Direction » Copy exactly the lines from the beginning of the data down to and including the line holding "plt.rcParams['font.family'] = ['Liberation", without any pictures.

Given data »
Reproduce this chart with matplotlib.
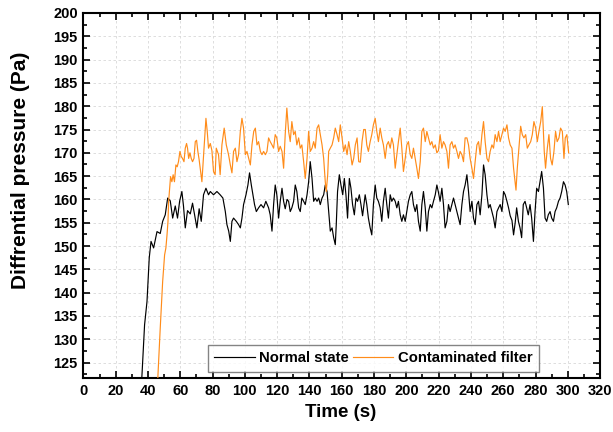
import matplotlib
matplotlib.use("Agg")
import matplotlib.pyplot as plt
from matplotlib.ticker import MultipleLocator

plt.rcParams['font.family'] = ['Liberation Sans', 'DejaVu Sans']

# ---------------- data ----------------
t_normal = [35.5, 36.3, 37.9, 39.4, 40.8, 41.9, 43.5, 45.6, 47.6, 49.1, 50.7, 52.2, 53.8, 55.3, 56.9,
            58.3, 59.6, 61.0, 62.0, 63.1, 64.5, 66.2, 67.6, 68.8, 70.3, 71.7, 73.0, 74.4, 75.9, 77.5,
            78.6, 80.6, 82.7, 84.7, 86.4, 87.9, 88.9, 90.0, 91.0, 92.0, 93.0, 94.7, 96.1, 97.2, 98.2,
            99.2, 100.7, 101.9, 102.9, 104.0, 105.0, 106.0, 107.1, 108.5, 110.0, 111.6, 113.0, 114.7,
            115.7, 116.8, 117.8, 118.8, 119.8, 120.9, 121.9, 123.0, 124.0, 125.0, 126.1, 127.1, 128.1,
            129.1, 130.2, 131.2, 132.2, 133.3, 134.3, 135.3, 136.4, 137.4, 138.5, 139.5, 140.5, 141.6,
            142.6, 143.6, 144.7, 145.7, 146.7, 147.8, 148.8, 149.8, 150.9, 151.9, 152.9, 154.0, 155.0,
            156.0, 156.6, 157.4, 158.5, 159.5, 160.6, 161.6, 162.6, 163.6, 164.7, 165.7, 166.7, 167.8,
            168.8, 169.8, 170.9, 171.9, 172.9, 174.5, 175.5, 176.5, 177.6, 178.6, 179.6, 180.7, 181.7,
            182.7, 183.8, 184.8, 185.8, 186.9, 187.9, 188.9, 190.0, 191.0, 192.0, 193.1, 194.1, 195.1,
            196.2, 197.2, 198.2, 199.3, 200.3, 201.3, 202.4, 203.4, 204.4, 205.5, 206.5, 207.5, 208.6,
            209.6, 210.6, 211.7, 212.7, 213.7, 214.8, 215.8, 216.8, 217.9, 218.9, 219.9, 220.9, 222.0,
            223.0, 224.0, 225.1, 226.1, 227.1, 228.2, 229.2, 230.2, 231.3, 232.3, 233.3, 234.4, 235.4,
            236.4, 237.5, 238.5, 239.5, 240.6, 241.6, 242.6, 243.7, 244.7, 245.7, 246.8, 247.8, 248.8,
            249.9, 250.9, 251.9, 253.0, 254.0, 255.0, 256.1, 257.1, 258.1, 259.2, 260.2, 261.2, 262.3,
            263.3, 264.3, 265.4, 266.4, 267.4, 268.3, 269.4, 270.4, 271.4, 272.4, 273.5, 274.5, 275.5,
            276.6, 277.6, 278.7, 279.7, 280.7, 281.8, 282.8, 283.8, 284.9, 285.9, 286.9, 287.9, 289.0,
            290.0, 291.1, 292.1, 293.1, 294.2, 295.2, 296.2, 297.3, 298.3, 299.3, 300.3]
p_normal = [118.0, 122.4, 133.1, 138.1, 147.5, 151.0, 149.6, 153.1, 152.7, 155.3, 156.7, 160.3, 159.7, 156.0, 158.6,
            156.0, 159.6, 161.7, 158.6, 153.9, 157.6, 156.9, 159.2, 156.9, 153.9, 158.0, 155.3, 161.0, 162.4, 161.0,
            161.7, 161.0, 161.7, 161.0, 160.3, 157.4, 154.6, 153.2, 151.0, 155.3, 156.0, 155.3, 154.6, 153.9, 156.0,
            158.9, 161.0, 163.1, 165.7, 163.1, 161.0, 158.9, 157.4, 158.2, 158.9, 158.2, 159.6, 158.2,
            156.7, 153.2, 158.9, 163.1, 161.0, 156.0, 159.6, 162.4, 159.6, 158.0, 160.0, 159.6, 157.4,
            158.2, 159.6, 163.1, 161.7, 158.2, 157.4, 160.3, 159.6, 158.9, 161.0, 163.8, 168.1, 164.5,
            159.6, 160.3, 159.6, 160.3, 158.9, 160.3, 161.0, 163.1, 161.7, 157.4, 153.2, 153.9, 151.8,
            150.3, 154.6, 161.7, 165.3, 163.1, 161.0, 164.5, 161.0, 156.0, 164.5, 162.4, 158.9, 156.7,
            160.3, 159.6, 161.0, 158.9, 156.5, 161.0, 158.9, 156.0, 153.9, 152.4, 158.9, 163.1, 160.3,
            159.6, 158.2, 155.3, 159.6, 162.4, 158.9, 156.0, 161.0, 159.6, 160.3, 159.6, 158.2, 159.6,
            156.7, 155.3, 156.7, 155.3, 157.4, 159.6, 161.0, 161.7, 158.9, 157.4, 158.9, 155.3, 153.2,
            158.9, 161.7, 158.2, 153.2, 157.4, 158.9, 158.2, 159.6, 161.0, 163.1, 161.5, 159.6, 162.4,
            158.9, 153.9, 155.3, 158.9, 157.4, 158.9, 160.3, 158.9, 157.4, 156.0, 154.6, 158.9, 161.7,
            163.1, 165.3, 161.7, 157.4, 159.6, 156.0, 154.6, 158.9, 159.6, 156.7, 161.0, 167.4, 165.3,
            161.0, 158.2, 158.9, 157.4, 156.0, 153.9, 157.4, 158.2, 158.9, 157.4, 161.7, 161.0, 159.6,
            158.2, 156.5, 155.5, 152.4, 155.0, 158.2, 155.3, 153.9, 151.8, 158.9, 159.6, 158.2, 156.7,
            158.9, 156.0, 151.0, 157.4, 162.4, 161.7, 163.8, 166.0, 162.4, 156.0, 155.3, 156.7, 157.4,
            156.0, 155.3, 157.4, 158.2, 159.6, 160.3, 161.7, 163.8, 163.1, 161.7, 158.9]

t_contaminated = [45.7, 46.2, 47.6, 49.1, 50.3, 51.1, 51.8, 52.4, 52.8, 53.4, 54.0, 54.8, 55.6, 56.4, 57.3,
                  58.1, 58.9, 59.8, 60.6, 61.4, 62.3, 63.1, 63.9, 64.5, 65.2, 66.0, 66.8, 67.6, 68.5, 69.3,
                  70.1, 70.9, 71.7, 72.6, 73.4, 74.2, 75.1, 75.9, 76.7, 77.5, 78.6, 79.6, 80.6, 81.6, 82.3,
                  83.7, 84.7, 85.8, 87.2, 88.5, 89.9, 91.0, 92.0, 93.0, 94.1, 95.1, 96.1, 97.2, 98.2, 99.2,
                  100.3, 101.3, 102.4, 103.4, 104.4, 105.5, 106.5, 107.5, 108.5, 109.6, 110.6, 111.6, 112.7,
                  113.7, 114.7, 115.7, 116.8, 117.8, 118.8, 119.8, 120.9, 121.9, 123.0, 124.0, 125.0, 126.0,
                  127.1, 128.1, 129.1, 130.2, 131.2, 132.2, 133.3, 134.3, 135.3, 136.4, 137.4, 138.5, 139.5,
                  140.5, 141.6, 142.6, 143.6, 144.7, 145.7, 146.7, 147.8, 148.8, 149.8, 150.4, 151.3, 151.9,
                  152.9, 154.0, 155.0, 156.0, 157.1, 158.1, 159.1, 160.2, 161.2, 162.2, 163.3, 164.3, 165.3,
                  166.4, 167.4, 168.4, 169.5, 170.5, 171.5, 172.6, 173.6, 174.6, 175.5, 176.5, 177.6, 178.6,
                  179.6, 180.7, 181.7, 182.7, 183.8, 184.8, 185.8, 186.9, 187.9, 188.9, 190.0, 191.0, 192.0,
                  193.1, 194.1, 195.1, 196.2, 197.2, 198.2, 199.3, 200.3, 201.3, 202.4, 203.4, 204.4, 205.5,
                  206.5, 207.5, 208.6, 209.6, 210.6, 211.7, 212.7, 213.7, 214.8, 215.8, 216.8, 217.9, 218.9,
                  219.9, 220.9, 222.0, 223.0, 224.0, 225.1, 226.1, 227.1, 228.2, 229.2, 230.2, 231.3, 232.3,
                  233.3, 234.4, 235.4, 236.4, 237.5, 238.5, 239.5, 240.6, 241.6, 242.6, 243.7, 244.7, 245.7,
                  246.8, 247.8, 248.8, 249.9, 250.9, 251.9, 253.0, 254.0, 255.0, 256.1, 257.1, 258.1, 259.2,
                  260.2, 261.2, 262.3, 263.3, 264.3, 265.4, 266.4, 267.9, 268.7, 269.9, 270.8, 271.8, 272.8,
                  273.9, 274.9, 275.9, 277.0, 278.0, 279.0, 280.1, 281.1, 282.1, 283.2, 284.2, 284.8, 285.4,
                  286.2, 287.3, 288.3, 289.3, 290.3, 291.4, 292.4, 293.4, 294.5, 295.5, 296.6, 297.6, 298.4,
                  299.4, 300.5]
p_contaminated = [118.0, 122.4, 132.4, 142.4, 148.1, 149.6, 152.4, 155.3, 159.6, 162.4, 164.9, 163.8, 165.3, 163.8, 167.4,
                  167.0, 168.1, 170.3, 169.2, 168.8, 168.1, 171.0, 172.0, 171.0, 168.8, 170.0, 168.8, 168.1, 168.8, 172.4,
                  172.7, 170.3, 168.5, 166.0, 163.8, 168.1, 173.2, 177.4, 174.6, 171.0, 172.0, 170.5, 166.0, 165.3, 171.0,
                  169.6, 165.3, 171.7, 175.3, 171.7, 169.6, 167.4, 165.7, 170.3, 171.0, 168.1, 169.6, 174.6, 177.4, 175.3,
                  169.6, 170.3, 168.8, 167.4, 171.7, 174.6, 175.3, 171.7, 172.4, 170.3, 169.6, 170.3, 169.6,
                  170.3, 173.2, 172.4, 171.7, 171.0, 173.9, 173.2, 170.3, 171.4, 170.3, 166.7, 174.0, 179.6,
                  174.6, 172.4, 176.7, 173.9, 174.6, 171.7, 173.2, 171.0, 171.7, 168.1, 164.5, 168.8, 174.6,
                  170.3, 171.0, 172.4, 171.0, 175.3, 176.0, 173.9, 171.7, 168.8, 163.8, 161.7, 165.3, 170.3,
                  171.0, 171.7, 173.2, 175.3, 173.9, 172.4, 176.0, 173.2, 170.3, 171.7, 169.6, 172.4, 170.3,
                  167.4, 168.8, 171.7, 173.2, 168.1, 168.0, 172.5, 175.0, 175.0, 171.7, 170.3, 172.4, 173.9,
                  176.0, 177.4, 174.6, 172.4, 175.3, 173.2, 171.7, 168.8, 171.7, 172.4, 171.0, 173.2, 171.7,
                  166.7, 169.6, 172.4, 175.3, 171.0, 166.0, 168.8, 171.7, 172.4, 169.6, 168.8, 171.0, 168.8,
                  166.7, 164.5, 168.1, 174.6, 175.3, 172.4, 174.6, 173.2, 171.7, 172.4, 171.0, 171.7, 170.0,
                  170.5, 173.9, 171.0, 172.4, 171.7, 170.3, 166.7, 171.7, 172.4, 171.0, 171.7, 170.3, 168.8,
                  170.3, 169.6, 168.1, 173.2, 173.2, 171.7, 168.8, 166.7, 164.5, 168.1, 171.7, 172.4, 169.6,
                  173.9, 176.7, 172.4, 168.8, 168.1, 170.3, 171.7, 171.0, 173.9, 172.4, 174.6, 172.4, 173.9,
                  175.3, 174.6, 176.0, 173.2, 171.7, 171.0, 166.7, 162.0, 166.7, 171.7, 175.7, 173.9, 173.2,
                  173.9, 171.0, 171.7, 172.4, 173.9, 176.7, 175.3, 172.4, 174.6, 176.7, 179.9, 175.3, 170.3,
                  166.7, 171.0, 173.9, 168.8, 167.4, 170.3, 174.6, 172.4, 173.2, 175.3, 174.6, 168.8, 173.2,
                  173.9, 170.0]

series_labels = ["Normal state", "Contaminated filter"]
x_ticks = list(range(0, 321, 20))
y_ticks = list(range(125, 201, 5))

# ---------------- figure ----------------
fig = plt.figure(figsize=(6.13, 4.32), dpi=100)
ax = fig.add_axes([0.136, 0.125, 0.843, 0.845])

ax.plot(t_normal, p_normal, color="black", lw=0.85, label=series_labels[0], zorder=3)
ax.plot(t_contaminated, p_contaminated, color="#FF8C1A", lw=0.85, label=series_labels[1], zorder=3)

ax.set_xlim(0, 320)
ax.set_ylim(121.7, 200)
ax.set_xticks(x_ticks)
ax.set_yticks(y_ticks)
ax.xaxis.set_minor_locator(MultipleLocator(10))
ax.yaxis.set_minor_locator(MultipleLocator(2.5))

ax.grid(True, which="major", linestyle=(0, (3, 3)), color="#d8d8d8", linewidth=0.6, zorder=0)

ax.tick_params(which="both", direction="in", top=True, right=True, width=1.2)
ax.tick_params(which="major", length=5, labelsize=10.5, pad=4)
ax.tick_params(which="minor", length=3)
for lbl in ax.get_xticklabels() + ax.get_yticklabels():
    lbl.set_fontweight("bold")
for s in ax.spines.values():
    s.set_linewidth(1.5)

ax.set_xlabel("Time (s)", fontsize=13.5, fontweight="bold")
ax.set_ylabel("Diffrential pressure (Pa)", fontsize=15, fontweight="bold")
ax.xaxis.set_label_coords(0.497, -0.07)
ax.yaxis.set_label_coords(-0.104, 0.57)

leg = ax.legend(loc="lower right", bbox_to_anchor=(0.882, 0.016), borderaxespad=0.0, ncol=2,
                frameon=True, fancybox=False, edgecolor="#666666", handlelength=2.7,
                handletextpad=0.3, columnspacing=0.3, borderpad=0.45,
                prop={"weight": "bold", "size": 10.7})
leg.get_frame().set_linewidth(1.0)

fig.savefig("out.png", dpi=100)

Full solution »
Reproduce this chart with matplotlib.
import matplotlib
matplotlib.use("Agg")
import matplotlib.pyplot as plt
from matplotlib.ticker import MultipleLocator

plt.rcParams['font.family'] = ['Liberation Sans', 'DejaVu Sans']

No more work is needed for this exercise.